Fuzzy math seen in Teacher Retirement System projections vis-à-vis state budget
Wirepoints founder Mark Glennon said he wasn’t the least bit surprised when he learned that Teacher Retirement Systems (TRS) projections for this fiscal year won’t be implemented as laid out in the new state budget.
“The budget is made up of entirely phony numbers because it does not reflect growing pension liability,” Glennon told the Prairie State Wire. “Liability will grow by many billions over the next 12 months, and this budget does not reflect that.”
Glennon estimates that TRS now contains at least 60 percent of the state’s pensions, and with TRS officials now claiming they won’t be able to incorporate Tier 3 changes to the state pension system for at least another fiscal year, the $500 million in annual savings projected as part of the recently enacted budget is pretty much gone.

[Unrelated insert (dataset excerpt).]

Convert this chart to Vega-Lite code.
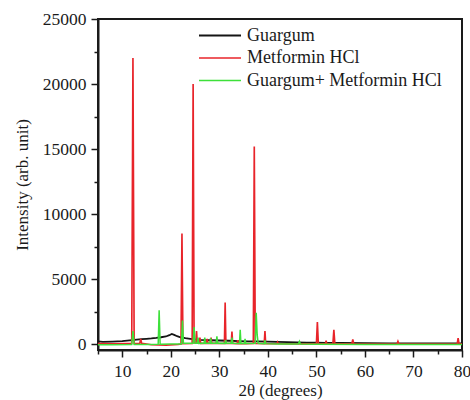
{
  "$schema": "https://vega.github.io/schema/vega-lite/v6.json",
  "width": 364,
  "height": 331,
  "autosize": {"type": "none"},
  "padding": {"left": 98, "top": 19, "right": 8, "bottom": 50},
  "background": "white",
  "config": {
    "view": {"stroke": "#1a1a1a", "strokeWidth": 2},
    "font": "Liberation Serif",
    "legend": {"labelFont": "Liberation Serif", "labelFontSize": 18, "labelColor": "#1a1a1a", "labelLimit": 300}
  },
  "data": {"values": [
    {"s":"Guargum","x":5,"y":200},{"s":"Guargum","x":6,"y":170},{"s":"Guargum","x":8,"y":190},{"s":"Guargum","x":10,"y":220},{"s":"Guargum","x":11,"y":260},{"s":"Guargum","x":12,"y":300},{"s":"Guargum","x":13,"y":340},{"s":"Guargum","x":14,"y":370},{"s":"Guargum","x":15,"y":400},{"s":"Guargum","x":16,"y":430},{"s":"Guargum","x":17,"y":470},{"s":"Guargum","x":18,"y":520},{"s":"Guargum","x":19,"y":580},{"s":"Guargum","x":19.7,"y":680},{"s":"Guargum","x":20.2,"y":780},{"s":"Guargum","x":20.7,"y":700},{"s":"Guargum","x":21.3,"y":600},{"s":"Guargum","x":22,"y":520},{"s":"Guargum","x":23,"y":450},{"s":"Guargum","x":24,"y":400},{"s":"Guargum","x":25,"y":350},{"s":"Guargum","x":26,"y":320},{"s":"Guargum","x":28,"y":290},{"s":"Guargum","x":30,"y":270},{"s":"Guargum","x":32,"y":250},{"s":"Guargum","x":34,"y":230},{"s":"Guargum","x":36,"y":210},{"s":"Guargum","x":38,"y":200},{"s":"Guargum","x":40,"y":180},{"s":"Guargum","x":42,"y":160},{"s":"Guargum","x":44,"y":140},{"s":"Guargum","x":46,"y":120},{"s":"Guargum","x":48,"y":110},{"s":"Guargum","x":50,"y":100},{"s":"Guargum","x":52,"y":90},{"s":"Guargum","x":55,"y":80},{"s":"Guargum","x":60,"y":60},{"s":"Guargum","x":65,"y":50},{"s":"Guargum","x":70,"y":40},{"s":"Guargum","x":75,"y":40},{"s":"Guargum","x":80,"y":40},
    {"s":"Metformin HCl","x":5,"y":30},{"s":"Metformin HCl","x":8,"y":20},{"s":"Metformin HCl","x":11,"y":30},{"s":"Metformin HCl","x":11.95,"y":40},{"s":"Metformin HCl","x":12.2,"y":22000},{"s":"Metformin HCl","x":12.45,"y":40},{"s":"Metformin HCl","x":13.6,"y":50},{"s":"Metformin HCl","x":13.8,"y":400},{"s":"Metformin HCl","x":14.0,"y":50},{"s":"Metformin HCl","x":16,"y":-60},{"s":"Metformin HCl","x":19,"y":-80},{"s":"Metformin HCl","x":21.5,"y":-40},{"s":"Metformin HCl","x":22.1,"y":0},{"s":"Metformin HCl","x":22.3,"y":8500},{"s":"Metformin HCl","x":22.5,"y":20},{"s":"Metformin HCl","x":24.4,"y":40},{"s":"Metformin HCl","x":24.6,"y":20000},{"s":"Metformin HCl","x":24.8,"y":80},{"s":"Metformin HCl","x":25.15,"y":80},{"s":"Metformin HCl","x":25.3,"y":1000},{"s":"Metformin HCl","x":25.45,"y":60},{"s":"Metformin HCl","x":25.85,"y":60},{"s":"Metformin HCl","x":26.0,"y":500},{"s":"Metformin HCl","x":26.15,"y":50},{"s":"Metformin HCl","x":27.35,"y":50},{"s":"Metformin HCl","x":27.5,"y":400},{"s":"Metformin HCl","x":27.65,"y":50},{"s":"Metformin HCl","x":28.15,"y":50},{"s":"Metformin HCl","x":28.3,"y":500},{"s":"Metformin HCl","x":28.45,"y":50},{"s":"Metformin HCl","x":29.35,"y":50},{"s":"Metformin HCl","x":29.5,"y":350},{"s":"Metformin HCl","x":29.65,"y":50},{"s":"Metformin HCl","x":31.05,"y":40},{"s":"Metformin HCl","x":31.2,"y":3200},{"s":"Metformin HCl","x":31.35,"y":40},{"s":"Metformin HCl","x":32.45,"y":40},{"s":"Metformin HCl","x":32.6,"y":950},{"s":"Metformin HCl","x":32.75,"y":40},{"s":"Metformin HCl","x":33.65,"y":30},{"s":"Metformin HCl","x":33.8,"y":300},{"s":"Metformin HCl","x":33.95,"y":30},{"s":"Metformin HCl","x":35.5,"y":30},{"s":"Metformin HCl","x":37.0,"y":40},{"s":"Metformin HCl","x":37.2,"y":15200},{"s":"Metformin HCl","x":37.4,"y":40},{"s":"Metformin HCl","x":39.25,"y":30},{"s":"Metformin HCl","x":39.4,"y":1000},{"s":"Metformin HCl","x":39.55,"y":30},{"s":"Metformin HCl","x":41.85,"y":20},{"s":"Metformin HCl","x":42.0,"y":150},{"s":"Metformin HCl","x":42.15,"y":20},{"s":"Metformin HCl","x":45,"y":10},{"s":"Metformin HCl","x":48,"y":10},{"s":"Metformin HCl","x":50.0,"y":20},{"s":"Metformin HCl","x":50.2,"y":1700},{"s":"Metformin HCl","x":50.4,"y":20},{"s":"Metformin HCl","x":51.85,"y":10},{"s":"Metformin HCl","x":52.0,"y":250},{"s":"Metformin HCl","x":52.15,"y":10},{"s":"Metformin HCl","x":53.4,"y":20},{"s":"Metformin HCl","x":53.6,"y":1100},{"s":"Metformin HCl","x":53.8,"y":20},{"s":"Metformin HCl","x":57.3,"y":10},{"s":"Metformin HCl","x":57.5,"y":350},{"s":"Metformin HCl","x":57.7,"y":10},{"s":"Metformin HCl","x":62,"y":0},{"s":"Metformin HCl","x":66.6,"y":0},{"s":"Metformin HCl","x":66.8,"y":200},{"s":"Metformin HCl","x":67.0,"y":0},{"s":"Metformin HCl","x":72,"y":0},{"s":"Metformin HCl","x":76,"y":0},{"s":"Metformin HCl","x":79.0,"y":0},{"s":"Metformin HCl","x":79.2,"y":450},{"s":"Metformin HCl","x":79.4,"y":0},{"s":"Metformin HCl","x":80,"y":20},
    {"s":"Guargum+ Metformin HCl","x":5,"y":-50},{"s":"Guargum+ Metformin HCl","x":8,"y":-60},{"s":"Guargum+ Metformin HCl","x":11.95,"y":-40},{"s":"Guargum+ Metformin HCl","x":12.2,"y":1000},{"s":"Guargum+ Metformin HCl","x":12.45,"y":-40},{"s":"Guargum+ Metformin HCl","x":15,"y":-40},{"s":"Guargum+ Metformin HCl","x":17.4,"y":-20},{"s":"Guargum+ Metformin HCl","x":17.6,"y":2600},{"s":"Guargum+ Metformin HCl","x":17.8,"y":-20},{"s":"Guargum+ Metformin HCl","x":20,"y":0},{"s":"Guargum+ Metformin HCl","x":22.2,"y":0},{"s":"Guargum+ Metformin HCl","x":22.4,"y":1800},{"s":"Guargum+ Metformin HCl","x":22.6,"y":50},{"s":"Guargum+ Metformin HCl","x":24.6,"y":50},{"s":"Guargum+ Metformin HCl","x":24.8,"y":1300},{"s":"Guargum+ Metformin HCl","x":25.0,"y":50},{"s":"Guargum+ Metformin HCl","x":25.45,"y":50},{"s":"Guargum+ Metformin HCl","x":25.6,"y":500},{"s":"Guargum+ Metformin HCl","x":25.75,"y":50},{"s":"Guargum+ Metformin HCl","x":26.85,"y":60},{"s":"Guargum+ Metformin HCl","x":27.0,"y":500},{"s":"Guargum+ Metformin HCl","x":27.15,"y":60},{"s":"Guargum+ Metformin HCl","x":28.05,"y":60},{"s":"Guargum+ Metformin HCl","x":28.2,"y":450},{"s":"Guargum+ Metformin HCl","x":28.35,"y":60},{"s":"Guargum+ Metformin HCl","x":29.35,"y":60},{"s":"Guargum+ Metformin HCl","x":29.5,"y":600},{"s":"Guargum+ Metformin HCl","x":29.65,"y":60},{"s":"Guargum+ Metformin HCl","x":31.15,"y":50},{"s":"Guargum+ Metformin HCl","x":31.3,"y":300},{"s":"Guargum+ Metformin HCl","x":31.45,"y":50},{"s":"Guargum+ Metformin HCl","x":32.45,"y":50},{"s":"Guargum+ Metformin HCl","x":32.6,"y":500},{"s":"Guargum+ Metformin HCl","x":32.75,"y":50},{"s":"Guargum+ Metformin HCl","x":34.15,"y":40},{"s":"Guargum+ Metformin HCl","x":34.3,"y":1100},{"s":"Guargum+ Metformin HCl","x":34.45,"y":40},{"s":"Guargum+ Metformin HCl","x":35.15,"y":40},{"s":"Guargum+ Metformin HCl","x":35.3,"y":400},{"s":"Guargum+ Metformin HCl","x":35.45,"y":40},{"s":"Guargum+ Metformin HCl","x":37.4,"y":50},{"s":"Guargum+ Metformin HCl","x":37.6,"y":2400},{"s":"Guargum+ Metformin HCl","x":37.8,"y":700},{"s":"Guargum+ Metformin HCl","x":38.0,"y":50},{"s":"Guargum+ Metformin HCl","x":39.25,"y":30},{"s":"Guargum+ Metformin HCl","x":39.4,"y":300},{"s":"Guargum+ Metformin HCl","x":39.55,"y":30},{"s":"Guargum+ Metformin HCl","x":42,"y":0},{"s":"Guargum+ Metformin HCl","x":46.3,"y":0},{"s":"Guargum+ Metformin HCl","x":46.5,"y":200},{"s":"Guargum+ Metformin HCl","x":46.7,"y":0},{"s":"Guargum+ Metformin HCl","x":50,"y":-20},{"s":"Guargum+ Metformin HCl","x":60,"y":-30},{"s":"Guargum+ Metformin HCl","x":70,"y":-30},{"s":"Guargum+ Metformin HCl","x":80,"y":-30}
  ]},
  "mark": {"type": "line", "interpolate": "linear", "clip": true},
  "encoding": {
    "x": {
      "field": "x", "type": "quantitative",
      "scale": {"domain": [5, 80], "nice": false, "zero": false},
      "axis": {
        "title": "2θ (degrees)",
        "values": [5,10,15,20,25,30,35,40,45,50,55,60,65,70,75,80],
        "labelExpr": "datum.value % 10 === 0 ? datum.label : ''",
        "tickSize": {"condition": {"test": "datum.value % 10 === 0", "value": 7}, "value": 4},
        "domainColor": "#1a1a1a", "domainWidth": 2, "tickColor": "#1a1a1a", "tickWidth": 1.5, "grid": false,
        "labelFont": "Liberation Serif", "labelFontSize": 17.5, "labelColor": "#1a1a1a",
        "titleFont": "Liberation Serif", "titleFontSize": 17, "titleFontWeight": "normal", "titleColor": "#1a1a1a",
        "labelPadding": 5, "titlePadding": 3, "labelFlush": false, "labelOverlap": false
      }
    },
    "y": {
      "field": "y", "type": "quantitative",
      "scale": {"domain": [-460, 25000], "nice": false, "zero": false},
      "axis": {
        "title": "Intensity (arb. unit)",
        "values": [0,2500,5000,7500,10000,12500,15000,17500,20000,22500,25000],
        "format": "d",
        "labelExpr": "datum.value % 5000 === 0 ? datum.label : ''",
        "tickSize": {"condition": {"test": "datum.value % 5000 === 0", "value": 7}, "value": 4},
        "domainColor": "#1a1a1a", "domainWidth": 2, "tickColor": "#1a1a1a", "tickWidth": 1.5, "grid": false,
        "labelFont": "Liberation Serif", "labelFontSize": 17.5, "labelColor": "#1a1a1a",
        "titleFont": "Liberation Serif", "titleFontSize": 17, "titleFontWeight": "normal", "titleColor": "#1a1a1a",
        "labelPadding": 5, "titlePadding": 11, "labelFlush": false, "labelOverlap": false
      }
    },
    "color": {
      "field": "s", "type": "nominal", "sort": ["Guargum", "Metformin HCl", "Guargum+ Metformin HCl"],
      "scale": {"domain": ["Guargum", "Metformin HCl", "Guargum+ Metformin HCl"], "range": ["#151515", "#e8242a", "#3de03a"]},
      "legend": {
        "title": null, "orient": "none", "legendX": 121, "legendY": 5,
        "symbolType": "M-3,0H1", "symbolSize": 441, "symbolStrokeWidth": 1.8,
        "labelOffset": 5, "rowPadding": 1.5, "padding": 0
      }
    },
    "strokeWidth": {
      "field": "s", "type": "nominal",
      "scale": {"domain": ["Guargum", "Metformin HCl", "Guargum+ Metformin HCl"], "range": [1.8, 1.5, 2.6]},
      "legend": null
    }
  }
}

Glennon is left asking whether the process was factual to begin with or simply a ruse created by someone Glennon suggests could be from the staff of Gov. Bruce Rauner. Several media outlets have reported that it was Rauner’s office that put out both the Tier 3 proposal and the $500 million claim sometime in February.
Soon after that, Rauner's office staff underwent a major reorganization.
“This under-reporting of numbers is being done deliberately with these phony budget procedures,” Glennon said. “It’s a widespread practice — something not just being done in Illinois but around the country. They do not show accruing liability. Politicians need to be honest with people."
In Illinois, Glennon chalks it up as the latest illustration of just how much the new $36.1 billion state budget is filled with smoke and mirrors, proving once more that you can never accept pension reform measure at face value.
“The full impact of this remains unknown until there is a full accrual analysis,” he said.